»»

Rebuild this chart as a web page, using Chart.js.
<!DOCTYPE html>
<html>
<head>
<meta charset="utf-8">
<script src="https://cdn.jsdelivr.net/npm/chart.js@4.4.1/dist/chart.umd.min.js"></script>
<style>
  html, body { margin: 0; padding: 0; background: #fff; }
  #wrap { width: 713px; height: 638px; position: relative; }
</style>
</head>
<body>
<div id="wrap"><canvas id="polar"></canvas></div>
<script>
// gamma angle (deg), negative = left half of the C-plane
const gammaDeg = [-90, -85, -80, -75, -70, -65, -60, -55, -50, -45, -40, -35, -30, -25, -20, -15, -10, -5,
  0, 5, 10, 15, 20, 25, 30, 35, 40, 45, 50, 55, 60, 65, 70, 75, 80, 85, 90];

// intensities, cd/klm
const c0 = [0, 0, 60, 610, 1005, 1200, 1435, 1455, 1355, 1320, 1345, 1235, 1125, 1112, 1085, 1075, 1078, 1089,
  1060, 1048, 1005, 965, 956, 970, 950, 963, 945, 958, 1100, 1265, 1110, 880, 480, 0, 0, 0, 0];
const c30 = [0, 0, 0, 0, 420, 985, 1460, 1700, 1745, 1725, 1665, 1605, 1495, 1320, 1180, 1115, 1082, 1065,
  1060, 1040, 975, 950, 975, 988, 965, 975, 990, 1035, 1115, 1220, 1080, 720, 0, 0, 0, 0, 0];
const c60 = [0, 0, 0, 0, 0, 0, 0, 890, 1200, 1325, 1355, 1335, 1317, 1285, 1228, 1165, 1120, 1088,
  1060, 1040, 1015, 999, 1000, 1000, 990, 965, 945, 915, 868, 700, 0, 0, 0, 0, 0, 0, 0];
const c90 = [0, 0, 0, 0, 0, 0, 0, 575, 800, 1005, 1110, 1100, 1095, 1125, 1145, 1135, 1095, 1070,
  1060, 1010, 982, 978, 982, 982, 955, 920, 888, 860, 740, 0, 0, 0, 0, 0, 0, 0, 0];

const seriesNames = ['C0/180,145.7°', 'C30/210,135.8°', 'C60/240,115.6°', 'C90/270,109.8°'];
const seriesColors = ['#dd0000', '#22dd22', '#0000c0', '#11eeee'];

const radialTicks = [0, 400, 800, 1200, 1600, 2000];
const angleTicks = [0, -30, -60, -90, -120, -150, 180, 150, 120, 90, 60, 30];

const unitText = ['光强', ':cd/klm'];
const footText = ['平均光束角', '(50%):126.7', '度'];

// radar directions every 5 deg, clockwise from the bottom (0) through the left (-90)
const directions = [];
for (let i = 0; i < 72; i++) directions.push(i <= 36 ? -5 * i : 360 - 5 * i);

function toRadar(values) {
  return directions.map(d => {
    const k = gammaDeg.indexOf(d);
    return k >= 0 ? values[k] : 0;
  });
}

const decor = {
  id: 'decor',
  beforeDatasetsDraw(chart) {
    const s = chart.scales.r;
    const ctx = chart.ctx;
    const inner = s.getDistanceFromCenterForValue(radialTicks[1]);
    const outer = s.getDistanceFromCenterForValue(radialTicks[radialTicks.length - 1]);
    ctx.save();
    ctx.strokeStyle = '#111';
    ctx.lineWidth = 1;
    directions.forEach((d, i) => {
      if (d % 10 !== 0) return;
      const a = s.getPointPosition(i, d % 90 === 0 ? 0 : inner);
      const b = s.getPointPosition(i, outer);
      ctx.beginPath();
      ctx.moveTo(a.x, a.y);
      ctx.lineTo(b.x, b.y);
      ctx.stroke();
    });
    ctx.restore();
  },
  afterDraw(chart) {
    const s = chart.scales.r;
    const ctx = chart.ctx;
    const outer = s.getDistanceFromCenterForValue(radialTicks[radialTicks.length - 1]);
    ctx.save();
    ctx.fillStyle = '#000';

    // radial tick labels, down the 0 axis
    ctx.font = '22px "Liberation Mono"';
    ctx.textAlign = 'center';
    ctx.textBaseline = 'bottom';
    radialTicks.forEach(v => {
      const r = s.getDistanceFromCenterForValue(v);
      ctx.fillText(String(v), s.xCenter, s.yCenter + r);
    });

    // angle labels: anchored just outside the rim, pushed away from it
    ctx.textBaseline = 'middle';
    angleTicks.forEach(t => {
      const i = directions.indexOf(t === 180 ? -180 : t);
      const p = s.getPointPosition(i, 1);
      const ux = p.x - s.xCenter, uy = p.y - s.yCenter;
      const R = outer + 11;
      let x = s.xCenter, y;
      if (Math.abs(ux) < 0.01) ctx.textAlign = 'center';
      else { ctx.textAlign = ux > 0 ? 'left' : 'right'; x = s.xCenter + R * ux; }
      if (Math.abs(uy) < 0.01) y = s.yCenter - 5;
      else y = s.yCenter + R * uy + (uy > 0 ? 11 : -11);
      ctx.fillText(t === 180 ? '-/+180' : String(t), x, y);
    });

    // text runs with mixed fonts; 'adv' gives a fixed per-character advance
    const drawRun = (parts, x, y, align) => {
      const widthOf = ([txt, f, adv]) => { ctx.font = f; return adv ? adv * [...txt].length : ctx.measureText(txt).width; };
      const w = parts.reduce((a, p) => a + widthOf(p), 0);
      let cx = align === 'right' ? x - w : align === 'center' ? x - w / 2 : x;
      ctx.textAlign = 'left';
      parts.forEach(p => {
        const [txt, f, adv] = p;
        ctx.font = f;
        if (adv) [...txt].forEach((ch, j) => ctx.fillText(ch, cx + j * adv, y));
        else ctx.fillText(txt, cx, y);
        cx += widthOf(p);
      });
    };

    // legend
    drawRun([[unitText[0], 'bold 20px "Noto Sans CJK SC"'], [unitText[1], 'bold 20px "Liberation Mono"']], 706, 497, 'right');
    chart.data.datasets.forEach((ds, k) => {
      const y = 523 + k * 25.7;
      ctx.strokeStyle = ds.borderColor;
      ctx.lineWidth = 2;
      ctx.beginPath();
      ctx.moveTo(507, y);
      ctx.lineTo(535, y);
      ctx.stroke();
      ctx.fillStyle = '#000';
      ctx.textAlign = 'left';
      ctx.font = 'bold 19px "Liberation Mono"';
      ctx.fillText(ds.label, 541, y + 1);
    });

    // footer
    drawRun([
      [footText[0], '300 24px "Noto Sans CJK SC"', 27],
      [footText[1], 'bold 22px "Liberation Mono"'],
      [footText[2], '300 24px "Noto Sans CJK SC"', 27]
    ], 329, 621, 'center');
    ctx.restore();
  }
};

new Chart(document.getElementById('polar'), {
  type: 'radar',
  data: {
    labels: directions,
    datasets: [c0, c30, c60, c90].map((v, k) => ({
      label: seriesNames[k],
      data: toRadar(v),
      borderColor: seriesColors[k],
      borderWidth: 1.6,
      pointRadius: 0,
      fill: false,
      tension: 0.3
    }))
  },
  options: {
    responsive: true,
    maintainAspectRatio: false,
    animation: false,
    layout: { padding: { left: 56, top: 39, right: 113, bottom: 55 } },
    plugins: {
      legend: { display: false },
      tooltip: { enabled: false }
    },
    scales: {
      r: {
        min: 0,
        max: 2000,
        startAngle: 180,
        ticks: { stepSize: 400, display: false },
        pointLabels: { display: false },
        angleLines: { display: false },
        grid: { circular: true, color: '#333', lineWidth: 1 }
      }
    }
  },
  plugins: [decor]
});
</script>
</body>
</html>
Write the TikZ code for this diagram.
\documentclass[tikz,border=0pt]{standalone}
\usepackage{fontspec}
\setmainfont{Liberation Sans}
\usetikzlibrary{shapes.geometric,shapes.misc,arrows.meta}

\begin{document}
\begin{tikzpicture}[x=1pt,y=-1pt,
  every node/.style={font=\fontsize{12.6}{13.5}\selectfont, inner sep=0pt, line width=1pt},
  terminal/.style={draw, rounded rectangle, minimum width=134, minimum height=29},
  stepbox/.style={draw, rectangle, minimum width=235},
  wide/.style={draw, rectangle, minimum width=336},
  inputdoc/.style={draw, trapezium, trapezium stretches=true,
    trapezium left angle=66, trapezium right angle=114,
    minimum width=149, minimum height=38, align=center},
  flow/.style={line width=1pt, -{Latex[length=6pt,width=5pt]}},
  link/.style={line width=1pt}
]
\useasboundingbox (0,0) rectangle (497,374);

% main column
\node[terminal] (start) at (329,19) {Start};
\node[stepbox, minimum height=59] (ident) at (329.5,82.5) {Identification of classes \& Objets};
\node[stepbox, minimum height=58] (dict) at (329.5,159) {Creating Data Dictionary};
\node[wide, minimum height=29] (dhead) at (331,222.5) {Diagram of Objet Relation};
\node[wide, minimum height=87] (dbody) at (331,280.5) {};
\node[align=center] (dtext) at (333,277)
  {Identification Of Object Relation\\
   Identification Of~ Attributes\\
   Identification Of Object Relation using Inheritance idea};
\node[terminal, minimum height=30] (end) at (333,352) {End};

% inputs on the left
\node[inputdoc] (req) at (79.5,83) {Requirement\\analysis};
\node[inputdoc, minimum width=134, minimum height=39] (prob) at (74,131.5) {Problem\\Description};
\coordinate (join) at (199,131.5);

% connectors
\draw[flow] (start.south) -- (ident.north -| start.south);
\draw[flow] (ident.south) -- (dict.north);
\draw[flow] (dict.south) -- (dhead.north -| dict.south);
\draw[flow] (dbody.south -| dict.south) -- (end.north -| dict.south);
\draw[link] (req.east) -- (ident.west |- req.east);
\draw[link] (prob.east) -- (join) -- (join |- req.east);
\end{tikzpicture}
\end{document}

««

▸ WHAT THE EXERCISE ASKS
Quote the listing word for word from its first line through the line in which "['#dd0000', '#22dd22', '#0000c0', '#11eeee'];" appears.

▸ SOLVED EXERCISE
Rebuild this chart as a web page, using Chart.js.
<!DOCTYPE html>
<html>
<head>
<meta charset="utf-8">
<script src="https://cdn.jsdelivr.net/npm/chart.js@4.4.1/dist/chart.umd.min.js"></script>
<style>
  html, body { margin: 0; padding: 0; background: #fff; }
  #wrap { width: 713px; height: 638px; position: relative; }
</style>
</head>
<body>
<div id="wrap"><canvas id="polar"></canvas></div>
<script>
// gamma angle (deg), negative = left half of the C-plane
const gammaDeg = [-90, -85, -80, -75, -70, -65, -60, -55, -50, -45, -40, -35, -30, -25, -20, -15, -10, -5,
  0, 5, 10, 15, 20, 25, 30, 35, 40, 45, 50, 55, 60, 65, 70, 75, 80, 85, 90];

// intensities, cd/klm
const c0 = [0, 0, 60, 610, 1005, 1200, 1435, 1455, 1355, 1320, 1345, 1235, 1125, 1112, 1085, 1075, 1078, 1089,
  1060, 1048, 1005, 965, 956, 970, 950, 963, 945, 958, 1100, 1265, 1110, 880, 480, 0, 0, 0, 0];
const c30 = [0, 0, 0, 0, 420, 985, 1460, 1700, 1745, 1725, 1665, 1605, 1495, 1320, 1180, 1115, 1082, 1065,
  1060, 1040, 975, 950, 975, 988, 965, 975, 990, 1035, 1115, 1220, 1080, 720, 0, 0, 0, 0, 0];
const c60 = [0, 0, 0, 0, 0, 0, 0, 890, 1200, 1325, 1355, 1335, 1317, 1285, 1228, 1165, 1120, 1088,
  1060, 1040, 1015, 999, 1000, 1000, 990, 965, 945, 915, 868, 700, 0, 0, 0, 0, 0, 0, 0];
const c90 = [0, 0, 0, 0, 0, 0, 0, 575, 800, 1005, 1110, 1100, 1095, 1125, 1145, 1135, 1095, 1070,
  1060, 1010, 982, 978, 982, 982, 955, 920, 888, 860, 740, 0, 0, 0, 0, 0, 0, 0, 0];

const seriesNames = ['C0/180,145.7°', 'C30/210,135.8°', 'C60/240,115.6°', 'C90/270,109.8°'];
const seriesColors = ['#dd0000', '#22dd22', '#0000c0', '#11eeee'];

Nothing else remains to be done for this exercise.